Personal information
- Full name: John Alfred Bingley
- Date of birth: 10 November 1940
- Date of death: 14 January 2024 (aged 83)
- Original team(s): East Devonport (NWFU)
- Height: 185 cm (6 ft 1 in)
- Weight: 83 kg (183 lb)

Playing career^{1}
- Years: Club / Games (Goals)
- 1958–1961: City-South / 101 ()
- 1962–1963: East Devonport / 42 ()
- 1965–1966: St Kilda / 8 (1)
- 1967–1972: Clarence / 128 ()
- Total:  / 279 (1)
- ^{1} Playing statistics correct to the end of 1966.

= John Bingley =

Australian rules footballer and coach (1940–2024)

John Alfred Bingley (10 November 1940 – 14 January 2024) was an Australian rules footballer who played for St Kilda in the Victorian Football League.

==Early life and career in Tasmania==
Born in Tasmania, Bingley began his senior football career with City-South in the Northern Tasmanian Football Association (NTFA) before transferring to East Devonport in the North West Football Union (NWFU).

==St Kilda==
Bingley made his senior VFL debut for St Kilda in 1965 and despite playing only eight games he was a member of the Saints premiership winning side in 1966, with the Grand Final his last appearance.

==Return to Tasmania==
In 1967 Bingley returned to Tasmania and appointed captain-coach of Tasmanian Football League (TFL) club Clarence.
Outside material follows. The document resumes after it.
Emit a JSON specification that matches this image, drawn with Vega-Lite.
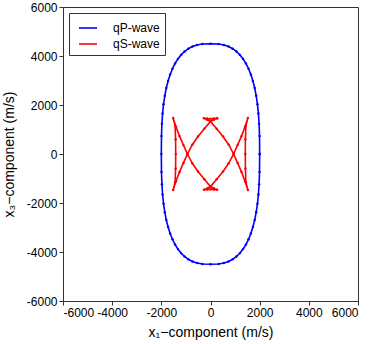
{
  "$schema": "https://vega.github.io/schema/vega-lite/v6.json",
  "width": 295,
  "height": 294,
  "autosize": {"type": "none"},
  "padding": {"left": 63, "top": 7, "right": 16, "bottom": 43},
  "background": "white",
  "config": {
    "font": "Liberation Sans",
    "view": {"stroke": "#333", "strokeWidth": 1},
    "axis": {
      "grid": false,
      "domainColor": "#333",
      "tickColor": "#333",
      "tickSize": 4,
      "labelFont": "Liberation Sans",
      "labelFontSize": 12,
      "labelColor": "#000",
      "titleFont": "Liberation Sans",
      "titleFontSize": 14,
      "titleFontWeight": "normal",
      "titleColor": "#000",
      "labelPadding": 2
    },
    "legend": {
      "labelFont": "Liberation Sans",
      "labelFontSize": 12,
      "labelColor": "#000"
    }
  },
  "data": {
    "values": [
      {"w": "qP-wave", "i": 0, "x": 2000, "y": 0},
      {"w": "qP-wave", "i": 1, "x": 1994, "y": 738},
      {"w": "qP-wave", "i": 2, "x": 1977, "y": 1230},
      {"w": "qP-wave", "i": 3, "x": 1949, "y": 1653},
      {"w": "qP-wave", "i": 4, "x": 1910, "y": 2032},
      {"w": "qP-wave", "i": 5, "x": 1859, "y": 2377},
      {"w": "qP-wave", "i": 6, "x": 1798, "y": 2693},
      {"w": "qP-wave", "i": 7, "x": 1725, "y": 2981},
      {"w": "qP-wave", "i": 8, "x": 1642, "y": 3244},
      {"w": "qP-wave", "i": 9, "x": 1547, "y": 3481},
      {"w": "qP-wave", "i": 10, "x": 1442, "y": 3694},
      {"w": "qP-wave", "i": 11, "x": 1325, "y": 3882},
      {"w": "qP-wave", "i": 12, "x": 1197, "y": 4045},
      {"w": "qP-wave", "i": 13, "x": 1056, "y": 4184},
      {"w": "qP-wave", "i": 14, "x": 903, "y": 4297},
      {"w": "qP-wave", "i": 15, "x": 735, "y": 4386},
      {"w": "qP-wave", "i": 16, "x": 547, "y": 4449},
      {"w": "qP-wave", "i": 17, "x": 328, "y": 4487},
      {"w": "qP-wave", "i": 18, "x": 0, "y": 4500},
      {"w": "qP-wave", "i": 19, "x": -328, "y": 4487},
      {"w": "qP-wave", "i": 20, "x": -547, "y": 4449},
      {"w": "qP-wave", "i": 21, "x": -735, "y": 4386},
      {"w": "qP-wave", "i": 22, "x": -903, "y": 4297},
      {"w": "qP-wave", "i": 23, "x": -1056, "y": 4184},
      {"w": "qP-wave", "i": 24, "x": -1197, "y": 4045},
      {"w": "qP-wave", "i": 25, "x": -1325, "y": 3882},
      {"w": "qP-wave", "i": 26, "x": -1442, "y": 3694},
      {"w": "qP-wave", "i": 27, "x": -1547, "y": 3481},
      {"w": "qP-wave", "i": 28, "x": -1642, "y": 3244},
      {"w": "qP-wave", "i": 29, "x": -1725, "y": 2981},
      {"w": "qP-wave", "i": 30, "x": -1798, "y": 2693},
      {"w": "qP-wave", "i": 31, "x": -1859, "y": 2377},
      {"w": "qP-wave", "i": 32, "x": -1910, "y": 2032},
      {"w": "qP-wave", "i": 33, "x": -1949, "y": 1653},
      {"w": "qP-wave", "i": 34, "x": -1977, "y": 1230},
      {"w": "qP-wave", "i": 35, "x": -1994, "y": 738},
      {"w": "qP-wave", "i": 36, "x": -2000, "y": 0},
      {"w": "qP-wave", "i": 37, "x": -1994, "y": -738},
      {"w": "qP-wave", "i": 38, "x": -1977, "y": -1230},
      {"w": "qP-wave", "i": 39, "x": -1949, "y": -1653},
      {"w": "qP-wave", "i": 40, "x": -1910, "y": -2032},
      {"w": "qP-wave", "i": 41, "x": -1859, "y": -2377},
      {"w": "qP-wave", "i": 42, "x": -1798, "y": -2693},
      {"w": "qP-wave", "i": 43, "x": -1725, "y": -2981},
      {"w": "qP-wave", "i": 44, "x": -1642, "y": -3244},
      {"w": "qP-wave", "i": 45, "x": -1547, "y": -3481},
      {"w": "qP-wave", "i": 46, "x": -1442, "y": -3694},
      {"w": "qP-wave", "i": 47, "x": -1325, "y": -3882},
      {"w": "qP-wave", "i": 48, "x": -1197, "y": -4045},
      {"w": "qP-wave", "i": 49, "x": -1056, "y": -4184},
      {"w": "qP-wave", "i": 50, "x": -903, "y": -4297},
      {"w": "qP-wave", "i": 51, "x": -735, "y": -4386},
      {"w": "qP-wave", "i": 52, "x": -547, "y": -4449},
      {"w": "qP-wave", "i": 53, "x": -328, "y": -4487},
      {"w": "qP-wave", "i": 54, "x": 0, "y": -4500},
      {"w": "qP-wave", "i": 55, "x": 328, "y": -4487},
      {"w": "qP-wave", "i": 56, "x": 547, "y": -4449},
      {"w": "qP-wave", "i": 57, "x": 735, "y": -4386},
      {"w": "qP-wave", "i": 58, "x": 903, "y": -4297},
      {"w": "qP-wave", "i": 59, "x": 1056, "y": -4184},
      {"w": "qP-wave", "i": 60, "x": 1197, "y": -4045},
      {"w": "qP-wave", "i": 61, "x": 1325, "y": -3882},
      {"w": "qP-wave", "i": 62, "x": 1442, "y": -3694},
      {"w": "qP-wave", "i": 63, "x": 1547, "y": -3481},
      {"w": "qP-wave", "i": 64, "x": 1642, "y": -3244},
      {"w": "qP-wave", "i": 65, "x": 1725, "y": -2981},
      {"w": "qP-wave", "i": 66, "x": 1798, "y": -2693},
      {"w": "qP-wave", "i": 67, "x": 1859, "y": -2377},
      {"w": "qP-wave", "i": 68, "x": 1910, "y": -2032},
      {"w": "qP-wave", "i": 69, "x": 1949, "y": -1653},
      {"w": "qP-wave", "i": 70, "x": 1977, "y": -1230},
      {"w": "qP-wave", "i": 71, "x": 1994, "y": -738},
      {"w": "qP-wave", "i": 72, "x": 2000, "y": 0},
      {"w": "qS-wave", "i": 0, "x": 270, "y": 1460},
      {"w": "qS-wave", "i": 1, "x": 135, "y": 1445},
      {"w": "qS-wave", "i": 2, "x": 0, "y": 1440},
      {"w": "qS-wave", "i": 3, "x": -135, "y": 1445},
      {"w": "qS-wave", "i": 4, "x": -270, "y": 1460},
      {"w": "qS-wave", "i": 5, "x": -130, "y": 1395},
      {"w": "qS-wave", "i": 6, "x": 0, "y": 1330},
      {"w": "qS-wave", "i": 7, "x": 250, "y": 1030},
      {"w": "qS-wave", "i": 8, "x": 510, "y": 715},
      {"w": "qS-wave", "i": 9, "x": 740, "y": 380},
      {"w": "qS-wave", "i": 10, "x": 940, "y": 0},
      {"w": "qS-wave", "i": 11, "x": 1105, "y": -370},
      {"w": "qS-wave", "i": 12, "x": 1260, "y": -730},
      {"w": "qS-wave", "i": 13, "x": 1400, "y": -1100},
      {"w": "qS-wave", "i": 14, "x": 1520, "y": -1467},
      {"w": "qS-wave", "i": 15, "x": 1440, "y": -1150},
      {"w": "qS-wave", "i": 16, "x": 1420, "y": -600},
      {"w": "qS-wave", "i": 17, "x": 1415, "y": 0},
      {"w": "qS-wave", "i": 18, "x": 1420, "y": 600},
      {"w": "qS-wave", "i": 19, "x": 1440, "y": 1150},
      {"w": "qS-wave", "i": 20, "x": 1520, "y": 1467},
      {"w": "qS-wave", "i": 21, "x": 1400, "y": 1100},
      {"w": "qS-wave", "i": 22, "x": 1260, "y": 730},
      {"w": "qS-wave", "i": 23, "x": 1105, "y": 370},
      {"w": "qS-wave", "i": 24, "x": 940, "y": 0},
      {"w": "qS-wave", "i": 25, "x": 740, "y": -380},
      {"w": "qS-wave", "i": 26, "x": 510, "y": -715},
      {"w": "qS-wave", "i": 27, "x": 250, "y": -1030},
      {"w": "qS-wave", "i": 28, "x": 0, "y": -1330},
      {"w": "qS-wave", "i": 29, "x": -130, "y": -1395},
      {"w": "qS-wave", "i": 30, "x": -270, "y": -1460},
      {"w": "qS-wave", "i": 31, "x": -135, "y": -1445},
      {"w": "qS-wave", "i": 32, "x": 0, "y": -1440},
      {"w": "qS-wave", "i": 33, "x": 135, "y": -1445},
      {"w": "qS-wave", "i": 34, "x": 270, "y": -1460},
      {"w": "qS-wave", "i": 35, "x": 130, "y": -1395},
      {"w": "qS-wave", "i": 36, "x": 0, "y": -1330},
      {"w": "qS-wave", "i": 37, "x": -250, "y": -1030},
      {"w": "qS-wave", "i": 38, "x": -510, "y": -715},
      {"w": "qS-wave", "i": 39, "x": -740, "y": -380},
      {"w": "qS-wave", "i": 40, "x": -940, "y": 0},
      {"w": "qS-wave", "i": 41, "x": -1105, "y": 370},
      {"w": "qS-wave", "i": 42, "x": -1260, "y": 730},
      {"w": "qS-wave", "i": 43, "x": -1400, "y": 1100},
      {"w": "qS-wave", "i": 44, "x": -1520, "y": 1467},
      {"w": "qS-wave", "i": 45, "x": -1440, "y": 1150},
      {"w": "qS-wave", "i": 46, "x": -1420, "y": 600},
      {"w": "qS-wave", "i": 47, "x": -1415, "y": 0},
      {"w": "qS-wave", "i": 48, "x": -1420, "y": -600},
      {"w": "qS-wave", "i": 49, "x": -1440, "y": -1150},
      {"w": "qS-wave", "i": 50, "x": -1520, "y": -1467},
      {"w": "qS-wave", "i": 51, "x": -1400, "y": -1100},
      {"w": "qS-wave", "i": 52, "x": -1260, "y": -730},
      {"w": "qS-wave", "i": 53, "x": -1105, "y": -370},
      {"w": "qS-wave", "i": 54, "x": -940, "y": 0},
      {"w": "qS-wave", "i": 55, "x": -740, "y": 380},
      {"w": "qS-wave", "i": 56, "x": -510, "y": 715},
      {"w": "qS-wave", "i": 57, "x": -250, "y": 1030},
      {"w": "qS-wave", "i": 58, "x": 0, "y": 1330},
      {"w": "qS-wave", "i": 59, "x": 130, "y": 1395},
      {"w": "qS-wave", "i": 60, "x": 270, "y": 1460}
    ]
  },
  "mark": {"type": "line", "strokeWidth": 1.6, "point": {"filled": true, "size": 6}},
  "encoding": {
    "x": {
      "field": "x",
      "type": "quantitative",
      "scale": {"domain": [-6000, 6000], "nice": false},
      "axis": {
        "values": [-6000, -4000, -2000, 0, 2000, 4000, 6000],
        "labelExpr": "'' + datum.value",
        "title": "x₁−component (m/s)",
        "titlePadding": 7
      }
    },
    "y": {
      "field": "y",
      "type": "quantitative",
      "scale": {"domain": [-6000, 6000], "nice": false},
      "axis": {
        "values": [-6000, -4000, -2000, 0, 2000, 4000, 6000],
        "labelExpr": "'' + datum.value",
        "title": "x₃−component (m/s)",
        "titlePadding": 10
      }
    },
    "color": {
      "field": "w",
      "type": "nominal",
      "scale": {"domain": ["qP-wave", "qS-wave"], "range": ["#0000ff", "#ff0000"]},
      "legend": {
        "title": null,
        "orient": "none",
        "legendX": 6,
        "legendY": 6,
        "symbolType": "stroke",
        "symbolSize": 324,
        "symbolStrokeWidth": 1.6,
        "symbolOffset": 4,
        "labelOffset": 15,
        "rowPadding": 0,
        "padding": 5,
        "strokeColor": "#333",
        "fillColor": "white"
      }
    },
    "order": {"field": "i", "type": "quantitative"}
  }
}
He led the club to the TFL premiership in 1970.

Bingley also kicked the winning goal for Tasmania in a 1970 match against Western Australia.

Bingley was inducted into the Tasmanian Football Hall of Fame in 2005.

==Death==
Bingley died on 14 January 2024, at the age of 83. (Note: League records previously had Bingley's birth year as 1941, which was then erroneously quoted in some obituaries.)